エンジニアとして新卒入社した人たちが現場で使える技術を身につけられるように、
GoやSwiftなど新しい技術に積極的にチャレンジ
- ──サイバーエージェントでは、
どのような背景から新人研修に力を 入れているのでしょうか。 齊藤氏:サイバーエージェントには、
『21世紀を代表する会社を創る』 というビジョンがあるので、 その実現に向けてエンジニアの成長を一層促していく必要があります。そこで、 従来から内定者や新卒入社のエンジニアの方々を対象とする育成プログラムを充実させてきました。 この育成プログラムで特に力を入れていることの1つが、
「新しい技術への挑戦」 です。たとえば、 「ピグライフ」 の開発でいち早くNode. jsとMongoDBを採用したほか、 最近ではGoogleが開発した言語であるGoを利用したサービスの開発も進めるなど、 新しい技術に積極的にチャレンジする風土があります。 こうした姿勢は内定者研修でも変わりません。最近では、
Appleが開発した新しい言語であるSwiftを使ってゲームやユーティリティを開発するハッカソンを内定者向けの研修で実施しました (写真2)。制限時間内に企画から開発までを行うもので、 チームの中にデザイナーを含めたり、 社員によるコードレビューを実施したりと、 実際の開発に近い内容になっています。このような研修により、 新しい言語にもひるまずチャレンジしていく感覚を身につけていただけると思います。
幅広い技術を身につけるための制度も充実
- ──エンジニア向けの技術研修で、
特に意識していることは何でしょうか。 齊藤氏:研修では、
受講者を型にはめないことが最も大切なことだと考えています。具体的には、 優秀なエンジニアだと認めれば早期の配属を促し、 現場で活躍することに目を向けていただくということを意識しています。 ただ、
早いうちに現場に出ると、 技術的な知識に関して抜け漏れが生じる恐れがあります。また、 技術研修が終わったあとも、 それぞれの現場で必要な技術を身につけていかなければなりません。そこで 「チケット制研修」 を実施しています。

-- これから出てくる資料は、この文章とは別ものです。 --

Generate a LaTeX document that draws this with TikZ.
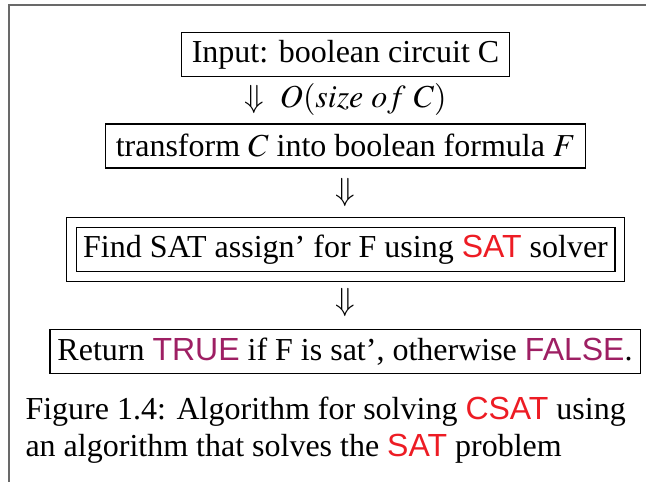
\documentclass[tikz,border=0pt]{standalone}
\usepackage{mathptmx}
\usepackage{fontspec}
\setmainfont{Liberation Serif}
\newfontfamily\satfont{Liberation Sans}
\definecolor{satred}{RGB}{237,28,36}
\definecolor{boolpurple}{RGB}{158,31,99}
\definecolor{framegray}{RGB}{105,105,105}
\newcommand{\satw}[1]{{\satfont\color{satred}#1}}
\newcommand{\boolw}[1]{{\satfont\color{boolpurple}#1}}

\begin{document}
\begin{tikzpicture}[x=0.375pt, y=-0.375pt, font=\fontsize{12}{14}\selectfont]
        \tikzstyle{stepbox} = [draw, line width=0.4pt, inner xsep=3.7pt, inner ysep=0pt, minimum height=16.5pt]
        \tikzstyle{implies} = [inner sep=0pt]
        \tikzstyle{captext} = [anchor=base west, inner sep=0pt]
        \useasboundingbox (0,0) rectangle (646,482);
        \draw[framegray, line width=0.8pt] (9,482) -- (9,5) -- (646,5);

                \node [stepbox](input) at (345.5, 54.5) {Input: boolean circuit C};
                \node [implies](cost) at (345.5, 100) {$\Downarrow$\ \ $O(size\ of\ C)$};
                \node [stepbox](trans) at (345.5, 146) {transform $C$ into boolean formula $F$};
                \node [implies](d2) at (345.5, 192) {$\Downarrow$};
                \node [stepbox, double, double distance=3.3pt, inner xsep=4.5pt, minimum height=20pt](find) at (345.5, 249.5)
                        {Find SAT assign' for F using \satw{SAT} solver};
                \node [implies](d3) at (345.5, 302) {$\Downarrow$};
                \node [stepbox, inner xsep=2.8pt](ret) at (345, 351.5) {Return \boolw{TRUE} if F is sat', otherwise \boolw{FALSE}.};

                \node [captext](cap1) at (25, 419) {Figure 1.4: Algorithm for solving \satw{CSAT} using};
                \node [captext](cap2) at (25, 456) {an algorithm that solves the \satw{SAT} problem};
\end{tikzpicture}
\end{document}
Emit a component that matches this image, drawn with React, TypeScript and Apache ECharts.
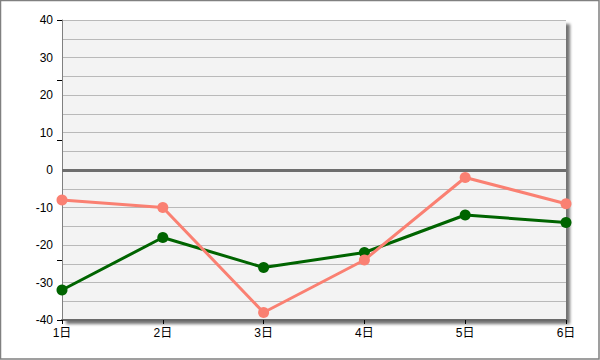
import React, { useEffect, useRef } from "react";
import * as echarts from "echarts";

const categories = ["1日", "2日", "3日", "4日", "5日", "6日"];
const greenValues = [-32, -18, -26, -22, -12, -14];
const salmonValues = [-8, -10, -38, -24, -2, -9];
const yMin = -40;
const yMax = 40;

export default function App() {
  const ref = useRef<HTMLDivElement>(null);
  useEffect(() => {
    if (!ref.current) return;
    const chart = echarts.init(ref.current, null, { renderer: "svg" });
    const font = "'Liberation Sans', Arial, 'Noto Sans CJK JP', sans-serif";
    chart.setOption({
      animation: false,
      backgroundColor: "#ffffff",
      graphic: [
        {
          type: "rect",
          shape: { x: 0.5, y: 0.5, width: 598.5, height: 358.5 },
          style: { fill: "none", stroke: "#808080", lineWidth: 1.5 },
          silent: true,
        },
      ],
      grid: {
        show: true,
        left: 62,
        top: 20,
        right: 34,
        bottom: 40,
        backgroundColor: "#f3f3f3",
        borderWidth: 0,
        shadowColor: "rgba(0,0,0,0.55)",
        shadowBlur: 3,
        shadowOffsetX: 4,
        shadowOffsetY: 4,
      },
      xAxis: {
        type: "category",
        data: categories,
        boundaryGap: false,
        axisLine: { onZero: false, lineStyle: { color: "#6a6a6a", width: 2 } },
        axisTick: { show: true, length: 4, lineStyle: { color: "#000000" } },
        axisLabel: { color: "#000000", fontSize: 12, fontFamily: font, margin: 7 },
        splitLine: { show: false },
      },
      yAxis: [
        {
          type: "value",
          min: yMin,
          max: yMax,
          interval: 10,
          axisLine: { show: true, lineStyle: { color: "#808080", width: 1 } },
          axisTick: { show: false },
          axisLabel: { color: "#000000", fontSize: 12, fontFamily: font, margin: 9 },
          splitLine: { show: true, lineStyle: { color: "#b9b9b9", width: 1 } },
          minorTick: { show: false, splitNumber: 2 },
          minorSplitLine: { show: true, lineStyle: { color: "#b9b9b9", width: 1 } },
        },
        {
          type: "value",
          min: yMin,
          max: yMax,
          interval: 16,
          position: "left",
          axisLine: { show: false },
          axisTick: { show: true, length: 5, lineStyle: { color: "#000000" } },
          axisLabel: { show: false },
          splitLine: { show: false },
        },
      ],
      series: [
        {
          type: "line",
          data: greenValues,
          yAxisIndex: 0,
          symbol: "circle",
          symbolSize: 11,
          lineStyle: { color: "#006400", width: 3 },
          itemStyle: { color: "#006400" },
          markLine: {
            silent: true,
            symbol: ["none", "none"],
            label: { show: false },
            lineStyle: { color: "#6e6e6e", width: 3, type: "solid" },
            data: [{ yAxis: 0 }],
          },
          z: 3,
        },
        {
          type: "line",
          data: salmonValues,
          yAxisIndex: 0,
          symbol: "circle",
          symbolSize: 11,
          lineStyle: { color: "#fa8072", width: 3 },
          itemStyle: { color: "#fa8072" },
          z: 4,
        },
      ],
    });
    return () => chart.dispose();
  }, []);
  return (
    <div
      ref={ref}
      style={{ position: "fixed", left: 0, top: 0, width: 600, height: 360 }}
    />
  );
}
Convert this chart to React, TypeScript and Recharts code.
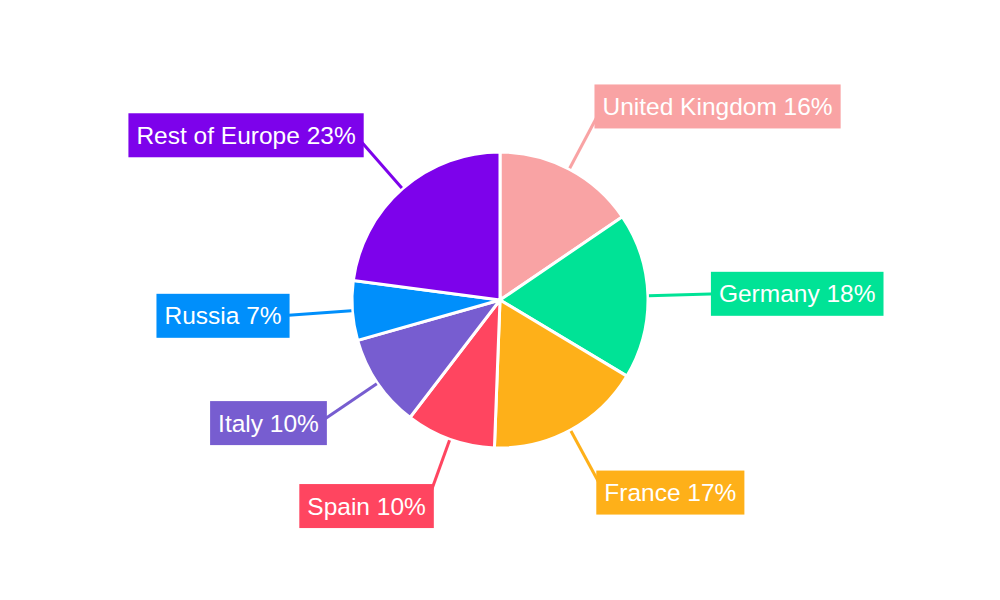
import { Cell, Pie, PieChart, type PieLabelRenderProps } from "recharts";

const countries = ["United Kingdom", "Germany", "France", "Spain", "Italy", "Russia", "Rest of Europe"];
const shares = [15.5, 18.1, 17.0, 9.8, 10.2, 6.5, 22.9];
const colors = ["#F9A3A4", "#00E396", "#FEB019", "#FF4560", "#775DD0", "#008FFB", "#7D02EB"];

const data = countries.map((name, i) => ({ name, value: shares[i], color: colors[i] }));

const RADIAN = Math.PI / 180;
const FONT_SIZE = 24.5;
const FONT_FAMILY = "'Liberation Sans', Arial, sans-serif";
const BOX_H = 44;
const PAD_X = 8;
const LABEL_OFFSET = 71; // distance from the rim to the text anchor

let ctx: CanvasRenderingContext2D | null = null;
function textWidth(s: string) {
  if (!ctx) ctx = document.createElement("canvas").getContext("2d");
  if (!ctx) return s.length * 12;
  ctx.font = `${FONT_SIZE}px ${FONT_FAMILY}`;
  return ctx.measureText(s).width;
}

// leader line runs from the rim to the text anchor; the coloured box covers its end
function renderLabel(props: PieLabelRenderProps) {
  const cx = Number(props.cx ?? 0);
  const cy = Number(props.cy ?? 0);
  const mid = Number(props.midAngle ?? 0);
  const outer = Number(props.outerRadius ?? 0);
  const value = Number(props.value ?? 0);
  const color = String((props as any).payload?.color ?? props.fill);
  const cos = Math.cos(-mid * RADIAN);
  const sin = Math.sin(-mid * RADIAN);
  const sx = cx + (outer + 1) * cos;
  const sy = cy + (outer + 1) * sin;
  const ax = cx + (outer + LABEL_OFFSET) * cos;
  const ay = cy + (outer + LABEL_OFFSET) * sin;
  const text = `${props.name} ${Math.round(value)}%`;
  const tw = textWidth(text);
  const right = cos >= 0;
  const boxX = right ? ax - PAD_X : ax - tw - PAD_X;
  return (
    <g>
      <line x1={sx} y1={sy} x2={ax} y2={ay} stroke={color} strokeWidth={3} />
      <rect x={boxX} y={ay - BOX_H / 2} width={tw + PAD_X * 2} height={BOX_H} fill={color} />
      <text
        x={ax}
        y={ay}
        textAnchor={right ? "start" : "end"}
        dominantBaseline="central"
        fontFamily={FONT_FAMILY}
        fontSize={FONT_SIZE}
        fill="#ffffff"
      >
        {text}
      </text>
    </g>
  );
}

export default function App() {
  return (
    <div style={{ width: 984, height: 584, background: "#ffffff" }}>
      <PieChart width={984} height={584} margin={{ top: 0, right: 0, bottom: 0, left: 0 }}>
        <Pie
          data={data}
          dataKey="value"
          nameKey="name"
          cx={492}
          cy={292}
          outerRadius={148}
          startAngle={90}
          endAngle={-270}
          stroke="#ffffff"
          strokeWidth={3}
          isAnimationActive={false}
          label={renderLabel}
          labelLine={false}
        >
          {data.map((d) => (
            <Cell key={d.name} fill={d.color} />
          ))}
        </Pie>
      </PieChart>
    </div>
  );
}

そもそも、 サイバーエージェントでは開発から運用まで自社で行っているので、 フロントエンドやバックエンド、 インフラ、 ネイティブアプリの開発など、 業務によって異なる技術を身につけなければなりません。このように 「広い技術への挑戦」 を支援するための制度がチケット制研修です。UnityやCocos2d-xを使ったネイティブアプリの開発や最新のフロント技術、 インフラなど、 12種類もの中から自分に必要な技術に関する研修を選択して受講できます。また技術研修を終えてそれぞれの部門に配属される際には、 必ずトレーナーが付いてサポートする体制が整えられています。こうした取り組みを通じて、 実務経験を積みながら、 早いうちに一人前のエンジニアとして活躍できるように支援しています。
コンテストへの取り組みの中で深い技術を習得
- ──エンジニアとして成長していくことを考えた場合、
技術研修を受けるだけでなく、 レベルアップに向けて自らも能動的に学ぶ必要があると思います。そうした努力を支援するしくみはあるのでしょうか。 齊藤氏:そのような
「深い技術への挑戦」 のため、 新卒や中途入社のエンジニアの方々を対象として、 「TOTEC 2014」 というコンテストを実施しました (写真3)。これは、 インフラやフロントエンド、 サーバサイドのそれぞれの領域で、 エンジニアとしての腕を競い合うものです。 具体的には、
あるシステムについてチューニングを行い、 そのパフォーマンスを競い合います。さらに、 エンジニアの技術力を評価するために、 予選で出題される問題を言語非依存としたり、 リアルタイムで順位を集計するシステムを別に開発したりするなど、 さまざまな工夫を行っています。 エンジニアは縁の下の力持ちという立ち位置になることが多く、
よほど目立つ活躍をしなければ評価されづらい部分があります。そこでTOTEC 2014では、 エンジニア同士で技術レベルを競い合って常に高みを目指していく文化を醸成し、 エンジニアとしての質を高めていくことを目指しました。このような取り組みを今後も継続していきます。 - ──最後に、
来年度以降の研修について教えてください。 齊藤氏:今後の技術研修では、
エンジニアの基礎となる様々なプログラミング言語を扱い、 それぞれのプログラミング言語の特徴を理解しながら、 幅広い分野で活躍できるエンジニアを育成していきたいと考えています。 1つのプログラミング言語に固執するのではなく、
さまざまなプログラミング言語の長所や短所を理解し、 用途に応じて使い分けることができれば、 新しい言語や技術にも対応しやすくなります。技術の進化は速く、 今の時点で広く使われているものが将来廃れることも当然あります。そのため、 常に新しいプログラミング言語や技術に興味を持って取り組んでいただける、 柔軟性のある研修制度をこれからも目指していきます。